Single point measurements can be made with a Gaussmeter and Hall Probes. These measure the magnitude and of the flux density at the centre of the “hall element” inside the probe. They only measure the field in one direction, normal to the active face of the Hall element, although 3-axis hall probes are becoming more common which will measure the field, in all 3 planes. This measurement is particularly use for sensor applications where a magnet is required to generate a particular field at a certain distance in order to activate a sensor or for testing multipole magnets where the total flux can be zero except on the surface of each pole. In such cases Gaussmeters can be used to map the surface flux density of a magnet or rotor assembly.

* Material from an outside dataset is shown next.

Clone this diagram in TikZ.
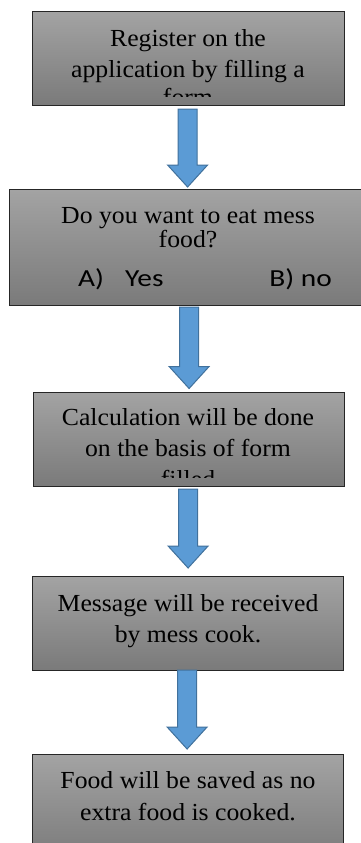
\documentclass[tikz,border=0pt]{standalone}
\usepackage{fontspec}
\setmainfont{Liberation Serif}
\newfontfamily\boxserif[FakeStretch=1.05]{Liberation Serif}
\newfontfamily\boxsans[FakeStretch=1.2]{Carlito}
\usetikzlibrary{calc}
\definecolor{boxtop}{HTML}{A3A3A3}
\definecolor{boxbot}{HTML}{7A7A7A}
\definecolor{arrfill}{HTML}{5B9BD5}
\definecolor{arredge}{HTML}{41719C}
\definecolor{boxedge}{HTML}{262626}
\tikzset{
  flowbox/.style={rectangle, draw=boxedge, line width=1.2pt, top color=boxtop, bottom color=boxbot, inner sep=0pt, anchor=north west},
  txt/.style={anchor=base, inner sep=0pt, font=\boxserif\fontsize{24.5}{29}\selectfont},
  stxt/.style={inner sep=0pt, font=\boxsans\fontsize{24.5}{29}\selectfont},
  blockarrow/.style={fill=arrfill, draw=arredge, line width=1pt, line join=miter}
}
\newcommand{\blockarr}[4]{%
  \draw[blockarrow] let \p1=($(#1.south)+(-1,#3)$), \p2=($(#2.north)+(-1,-#4)$) in
    (\x1-9.5pt,\y1) -- (\x1+9.5pt,\y1) -- (\x1+9.5pt,\y2+22pt) -- (\x1+20pt,\y2+22pt)
    -- (\x1,\y2) -- (\x1-20pt,\y2+22pt) -- (\x1-9.5pt,\y2+22pt) -- cycle;}
\begin{document}
\begin{tikzpicture}[x=1pt,y=-1pt]
\clip (0,0) rectangle (361,843);
\fill[white] (0,0) rectangle (361,843);
% boxes
\node[flowbox, minimum width=312pt, minimum height=94pt] (b1) at (32,11) {};
\node[flowbox, minimum width=361pt, minimum height=116pt] (b2) at (9,189) {};
\node[flowbox, minimum width=311pt, minimum height=94pt] (b3) at (33,392) {};
\node[flowbox, minimum width=311pt, minimum height=94pt] (b4) at (32,576) {};
\node[flowbox, minimum width=311pt, minimum height=106pt] (b5) at (32,754) {};
% texts
\begin{scope}
  \clip (b1.north west) rectangle ($(b1.south east)+(0,-9.5)$);
  \node[txt] (t1a) at (188,46.5) {Register on the};
  \node[txt] (t1b) at (188,77.5) {application by filling a};
  \node[txt] (t1c) at (188,105) {form};
\end{scope}
\node[txt] (t2a) at (188,223) {Do you want to eat mess};
\node[txt] (t2b) at (188,247) {food?};
\node[stxt, anchor=base west] (t2c) at (78,286) {A)};
\node[stxt, anchor=base west] (t2d) at (125,286) {Yes};
\node[stxt, anchor=base east] (t2e) at (332,286) {B) no};
\begin{scope}
  \clip (b3.north west) rectangle ($(b3.south east)+(0,-10)$);
  \node[txt] (t3a) at (188,425) {Calculation will be done};
  \node[txt] (t3b) at (188,456.5) {on the basis of form};
  \node[txt] (t3c) at (188,487.5) {filled};
\end{scope}
\node[txt] (t4a) at (188,611) {Message will be received};
\node[txt] (t4b) at (188,642) {by mess cook.};
\node[txt] (t5a) at (188,788) {Food will be saved as no};
\node[txt] (t5b) at (188,820) {extra food is cooked.};
% arrows
\blockarr{b1}{b2}{3}{2}
\blockarr{b2}{b3}{1}{3.5}
\blockarr{b3}{b4}{2}{8}
\blockarr{b4}{b5}{-1}{5}
\end{tikzpicture}
\end{document}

Magnet Calibration is required in applications where a high tolerance on the magnitude of the field or force produced by a magnet is necessary. Standard magnetising equipment is designed only to generate a high enough magnetic field to drive a magnet into saturation. The properties produced by the magnet are then dependent on the material composition and magnet shape. Partially magnetising a magnet in order to “set” a magnet property to a specific value is not recommended, partly because the properties are very difficult to control during initial magnetisation, but also because the resulting can be unstable and more susceptible to further demagnetisation. The recommended process is to first fully saturate the magnet to ensure all regions of the magnet are magnetised, then “knock it back” with a small demagnetising field by reversing the field in the magnetising coil, resulting in a much more stable magnet. This process can also be referred to as Magnet Stabilisation. It is more commonly used for older magnet grades such as Alnico’s which have a non-linear demagnetisation curve and are inherently less stable, but the process can also be applied to ferrites and rare earth magnets. Custom made magnetising equipment can be made to allow the setting process to be carried out at the same time as magnetising.